スパイク・リー監督の映画『アメリカン・ユートピア』を観た
19の時、バンドがやりたくて京都の大学を辞め、東京の大学に入学した。左側バンド活動にいそしんだ。高校の仲間も東京にいたので合流した。そしてプロになるにはコピーとかやってる場合ではないのでオリジナルを作り続けた。
20歳の春休み頃だったろうか。自分が作る曲(普通のポップなロックだった)が、作る前から世の中に存在している(つまりありきたりのよくある曲ということ)ことが真底いやなってきた。具体的に言えば身体的に気持ちが悪くなって、吐いてしまったこともあった。
若者らしい他の悩みと相まって、もう音楽を辞めよう、と思った。
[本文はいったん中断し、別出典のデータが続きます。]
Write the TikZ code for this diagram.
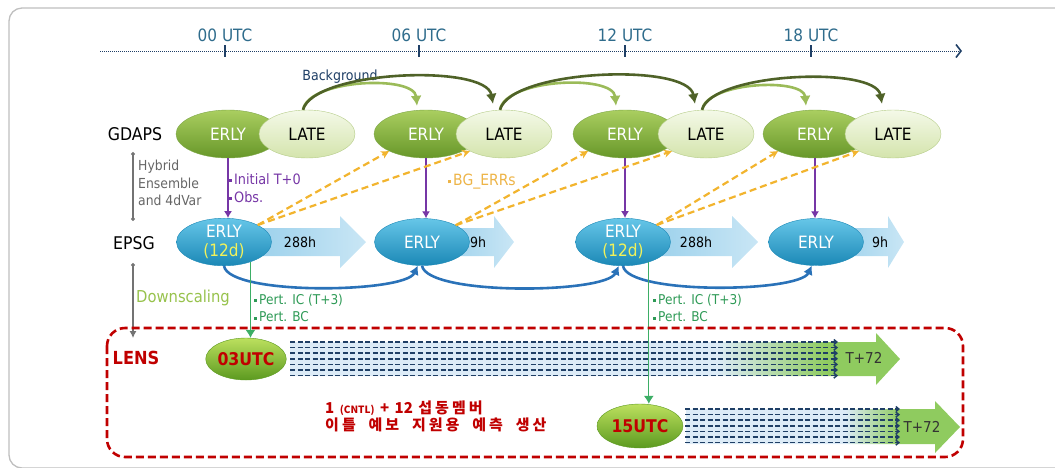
\documentclass[tikz,border=0pt]{standalone}
\usepackage{fontspec}
\setmainfont{DejaVu Sans Condensed}
\newfontfamily\kofont[LetterSpace=20,WordSpace=2]{Noto Sans CJK KR}
\newfontfamily\kolatin[WordSpace=1.6]{Noto Sans CJK KR}
\usetikzlibrary{arrows.meta,calc,shapes.geometric}
\definecolor{AxisNavy}{HTML}{1F3F66}
\definecolor{UtcTeal}{HTML}{2F6C8C}
\definecolor{LeafTop}{HTML}{AACE60}
\definecolor{LeafBot}{HTML}{679729}
\definecolor{PaleTop}{HTML}{F4F9E8}
\definecolor{PaleBot}{HTML}{D4E4AC}
\definecolor{PaleLine}{HTML}{B5CC88}
\definecolor{SkyTop}{HTML}{66C6E8}
\definecolor{SkyBot}{HTML}{1B88B6}
\definecolor{ArrowL}{HTML}{8FCBE9}
\definecolor{ArrowR}{HTML}{C9E6F5}
\definecolor{FlowBlue}{HTML}{2A72B8}
\definecolor{Plum}{HTML}{7636A6}
\definecolor{Amber}{HTML}{F2B42E}
\definecolor{AmberText}{HTML}{EDB448}
\definecolor{Moss}{HTML}{4F6228}
\definecolor{Fern}{HTML}{9BBB59}
\definecolor{PertLine}{HTML}{3DAE66}
\definecolor{PertText}{HTML}{2E9A56}
\definecolor{DarkRed}{HTML}{C00000}
\definecolor{LimeTop}{HTML}{BCE05E}
\definecolor{LimeBot}{HTML}{5C9A20}
\definecolor{LensPale}{HTML}{DCEBF7}
\definecolor{LensGreen}{HTML}{8FCB5F}
\definecolor{DownGreen}{HTML}{97C24C}
\definecolor{Lemon}{HTML}{F2F25A}
% pale body turning green towards the head
\pgfdeclarehorizontalshading{lensfade}{100bp}{color(0bp)=(LensPale); color(25bp)=(LensPale); color(60bp)=(LensPale); color(69bp)=(LensGreen); color(100bp)=(LensGreen)}
\pgfdeclarehorizontalshading{lensfadeshort}{100bp}{color(0bp)=(LensPale); color(25bp)=(LensPale); color(54bp)=(LensPale); color(64bp)=(LensGreen); color(100bp)=(LensGreen)}
\newcommand\sqb{\raisebox{0.3ex}{\rule{3pt}{3pt}}\hspace{2pt}}

\begin{document}
\begin{tikzpicture}[x=1pt,y=1pt,>=Latex,
  every node/.style={inner sep=0pt},
  utc/.style={text=UtcTeal,font=\fontsize{17}{20}\selectfont},
  rowlab/.style={font=\fontsize{17.5}{20}\selectfont},
  erly/.style={ellipse,draw=LeafBot!85,top color=LeafTop,bottom color=LeafBot,text=white,
    minimum width=104pt,minimum height=48pt,font=\fontsize{17}{20}\selectfont},
  late/.style={ellipse,draw=PaleLine,top color=PaleTop,bottom color=PaleBot,
    minimum width=96pt,minimum height=48pt,font=\fontsize{17}{20}\selectfont},
  ens/.style={ellipse,draw=SkyBot,top color=SkyTop,bottom color=SkyBot,text=white,align=center,
    minimum width=95pt,minimum height=47pt,font=\fontsize{17}{19}\selectfont},
  lensnode/.style={ellipse,draw=LimeBot,top color=LimeTop,bottom color=LimeBot,text=DarkRed,
    font=\fontsize{17.5}{20}\selectfont\bfseries},
  tint/.style={left color=ArrowL,right color=ArrowR},
  hours/.style={font=\fontsize{14}{16}\selectfont},
  obslab/.style={text=Plum,font=\fontsize{14.3}{16}\selectfont,anchor=west},
  pertlab/.style={text=PertText,font=\fontsize{13.5}{16}\selectfont,anchor=west},
  obs/.style={Plum,line width=1.1pt,-{Latex[length=7pt,width=8pt]}},
  bgerr/.style={Amber,line width=2.2pt,dash pattern=on 7pt off 4pt,-{Stealth[length=8pt,width=8pt]}},
  flow/.style={FlowBlue,line width=2.6pt,-{Latex[length=9pt,width=10pt]}},
  pert/.style={PertLine,line width=1.1pt,-{Latex[length=8pt,width=10pt]}},
  member/.style={AxisNavy,line width=1.5pt,dash pattern=on 5pt off 2.5pt,-{Straight Barb[length=3pt,width=5pt]}},
  t72/.style={text=black!80,font=\fontsize{15}{18}\selectfont},
  korean/.style={text=DarkRed,font=\kofont\bfseries\fontsize{15}{17}\selectfont,anchor=west}]
  \useasboundingbox (0,0) rectangle (1055,-467);
  \clip (0,0) rectangle (1055,-467);
  \draw[black!25,line width=1.3pt,rounded corners=13pt] (9,-8) rectangle (1080,-468);

  % time axis
  \coordinate (ax0) at (100,-51);
  \coordinate (ax1) at (962,-51);
  \draw[AxisNavy,line width=1pt,dash pattern=on 1pt off 1pt,
    -{Straight Barb[length=5pt,width=13pt,line width=1.6pt]}] (ax0) -- (ax1);
  \foreach \x/\h in {225/00,419/06,625/12,811/18}{
    \draw[AxisNavy,line width=1.3pt] (\x,-45) -- (\x,-57);
    \node[utc] (utc\h) at (\x,-35) {\h\ UTC};
  }

  % GDAPS cycle
  \node[rowlab] (gdaps) at (135,-134) {GDAPS};
  \foreach \i/\xe/\xl in {1/228/307,2/426/504,3/625/706,4/815/893}{
    \node[erly] (g\i) at (\xe,-134) {ERLY};
    \node[late] (l\i) at (\xl,-134) {LATE};
  }

  % EPSG runs
  \node[rowlab] (epsg) at (134,-243) {EPSG};
  \foreach \xa/\xh/\xt in {224/340/366,422/494/514,623/732/758,816/888/904}
    \path[tint] (\xa,-228) -- (\xh,-228) -- (\xh,-216) -- (\xt,-242) -- (\xh,-268)
      -- (\xh,-256) -- (\xa,-256) -- cycle;
  \node[ens] (e1) at (224,-242) {ERLY\\\textcolor{Lemon}{(12d)}};
  \node[ens] (e2) at (422,-242) {ERLY};
  \node[ens] (e3) at (623,-242) {ERLY\\\textcolor{Lemon}{(12d)}};
  \node[ens] (e4) at (816,-242) {ERLY};
  \node[hours] (h1) at (300,-242) {288h};
  \node[hours] (h2) at (478,-242) {9h};
  \node[hours] (h3) at (696,-242) {288h};
  \node[hours] (h4) at (880,-242) {9h};

  % background from LATE
  \node[text=AxisNavy,font=\fontsize{14}{16}\selectfont] (bg) at (340,-77) {Background};
  \foreach \a/\b/\c in {l1/g2/l2,l2/g3/l3,l3/g4/l4}{
    \draw[Fern,line width=2.6pt,-{Latex[length=10pt,width=11pt]}]
      ($(\a.north)+(-4,0)$) to[out=80,in=95,looseness=0.7] ($(\b.north)+(-9,4)$);
    \draw[Moss,line width=2.6pt,-{Latex[length=10pt,width=11pt]}]
      ($(\a.north)+(-4,0)$) to[out=75,in=100,looseness=0.55] ($(\c.north)+(-11,6)$);
  }

  % analysis to ensemble
  \foreach \i in {1,...,4}
    \draw[obs] (g\i.south) -- (g\i.south |- e\i.north);
  \node[obslab] (ini) at (229,-179) {\sqb Initial T+0};
  \node[obslab] (obsv) at (229,-197) {\sqb Obs.};

  % background errors back to GDAPS
  \foreach \e/\g/\l in {e1/g2/l2,e2/g3/l3,e3/g4/l4}{
    \draw[bgerr] (\e.north east) -- (\g.south west);
    \draw[bgerr] (\e.north east) -- (\l.south west);
  }
  \node[text=AmberText,font=\fontsize{15.5}{17}\selectfont,anchor=west] (bgerrs) at (448,-182) {\sqb BG\_ERRs};

  % ensemble cycling
  \draw[flow] (e1.south) to[out=-80,in=-115,looseness=0.4] (e2.-100);
  \draw[flow] (e2.south) to[out=-80,in=-115,looseness=0.4] (e3.-100);
  \draw[flow] (e3.south) to[out=-80,in=-115,looseness=0.4] (e4.-100);

  % side notes
  \coordinate (hy0) at (133,-152);
  \coordinate (hy1) at (133,-221);
  \draw[black!55,line width=1.1pt,{Circle[length=4pt]}-{Circle[length=4pt]}] (hy0) -- (hy1);
  \node[text=black!60,font=\fontsize{13.8}{17.5}\selectfont,align=left,anchor=west] (hyb) at (138,-183)
    {Hybrid\\Ensemble\\and 4dVar};
  \coordinate (dn0) at (133,-263);
  \coordinate (dn1) at (133,-338);
  \draw[black!55,line width=1.1pt,{Circle[length=4pt]}-{Latex[length=7pt,width=7pt]}] (dn0) -- (dn1);
  \node[text=DownGreen,font=\fontsize{16.4}{18}\selectfont,anchor=west] (down) at (136,-298) {Downscaling};

  % LENS runs
  \node[text=DarkRed,font=\fontsize{18}{20}\selectfont\bfseries] (lens) at (136,-358) {LENS};
  \node[lensnode,minimum width=80pt,minimum height=42pt] (u03) at (246,-359) {03UTC};
  \node[lensnode,minimum width=86pt,minimum height=44pt] (u15) at (640,-426) {15UTC};
  \path[shading=lensfade] (290,-342) -- (876,-342) -- (876,-333) -- (900,-359) -- (876,-385)
    -- (876,-376) -- (290,-376) -- cycle;
  \path[shading=lensfadeshort] (686,-409) -- (935,-409) -- (935,-401) -- (960,-427) -- (935,-453)
    -- (935,-444) -- (686,-444) -- cycle;
  \foreach \k [evaluate=\k as \y using -342-\k*5.6] in {0,...,6}
    \draw[member] ($(u03.east |- 0,\y)+(4,0)$) -- (838,\y);
  \foreach \k [evaluate=\k as \y using -409-\k*5.6] in {0,...,6}
    \draw[member] ($(u15.east |- 0,\y)+(2,0)$) -- (900,\y);
  \node[t72] (end03) at (864,-358) {T+72};
  \node[t72] (end15) at (922,-427) {T+72};

  % perturbations handed down
  \draw[pert] (e1.323) -- (e1.323 |- u03.north);
  \draw[pert] (e3.322) -- (e3.322 |- u15.north);
  \node[pertlab] (ic1) at (254,-300) {\sqb Pert. IC (T+3)};
  \node[pertlab] (bc1) at (254,-317) {\sqb Pert. BC};
  \node[pertlab] (ic2) at (653,-300) {\sqb Pert. IC (T+3)};
  \node[pertlab] (bc2) at (653,-317) {\sqb Pert. BC};

  \node[korean] (memb) at (325,-408)
    {{\kolatin\bfseries 1 {\fontsize{10}{12}\selectfont(CNTL)} + 12 }섭동멤버};
  \node[korean] (prod) at (325,-425) {이틀 예보 지원용 예측 생산};

  \coordinate (lb0) at (107,-328);
  \coordinate (lb1) at (963,-457);
  \draw[DarkRed,line width=2.6pt,dash pattern=on 8pt off 4pt,rounded corners=18pt] (lb0) rectangle (lb1);
\end{tikzpicture}
\end{document}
(音楽そのものを辞めようと思ったのは人生でその時だけ)
そんな話を打ち明けに高校時代からのバンド仲間でその時も、そしてその後のプロのバンドもいっしょにやった佐藤の部屋(鷺ノ宮にあった)に行って、あらかた前述したようなことを言ったんだと思う。
で、その時佐藤の部屋で聴かせてもらったのがトーキングヘッズだった。それまではTOTOだの、ジミヘンだの、まぁ普通(といってももちろん偉大)なものをきいていたんだが、このRemain in Lightの曲の手触り、テクスチャー、リズム、そしてなにより変わった音作り、ぶっ飛んだ(最初はギターだとは思えなかった)エイドリアン・ブリューのギターに衝撃を受けた。
トーキングヘッズの衝撃、そしてその後貪るように聴き漁ったニューウェーブのの衝撃は大きくて、その後の僕の音楽人生、さらにはものづくりや発想、そしていまの物書きとしての基本的なスタンスが決まった。それは「いまこの世にないもの(しかも面白いもの)(しかも美しいもの)を作る」というものだった。そのコンセプトで「はる」というロックバンドが生まれ、メジャーデビューもするわけだが、まぁ自分の音楽の話はさておく。
トーキングヘッズは僕にとって、そういう恩人のような存在であって、バンド絶頂期に作った映画「ストップ・メイキング・センス」は、もう素晴らしいなんてもんじゃないのだ。(このころ残念ながらエイドリアン・ブリューはすでに脱退してキングクリムゾンのフロントマンになっていた)。
その後トーキングヘッズの話は聞かなくなっていたが、突然今年話題になったのがトーキングヘッズのフロントマンであるデイビッド・バーンのコンサートのドキュメンタリー映画だ。監督はDo the right thingのスパイク・リーだ。
コロナ禍の隙間を狙って吉祥寺に観に行った。実に素晴らしかった。
ストップ・メイキング・センスのころの「むき出しのニューウエイブ」が、年月を経ることで洗練され、機材のワイヤレス化や小型性能化が進むことでミニマムからさらに勧められたように思う。
ステージがそぎ落とされることでロックバンドのコンサートと言うよりも演劇もしくはミュージカルまたは1つのミニマルなパフォーマンスの様相を帯びており、デイヴィッド・バーンは一人でもう、そんな境地にまで至ってしまっているのだということを強く感じた。
ゆるふわ時の時代の検証ではなく表現の方向その表面だってデビットバーンは一歩も歩みを緩めることなく、表現を研鑽し続け、素晴らしいミュージシャンたちを集め、アンサンブルとパフォーマンスを磨き上げ、ついにタイムスクエアの名だたるミュージカルや演劇に匹敵するつまり音楽の中にとどまっては評価できないほどの高次元なパフォーマンスを実現したのである。
素晴らしいとしか、いいようがない。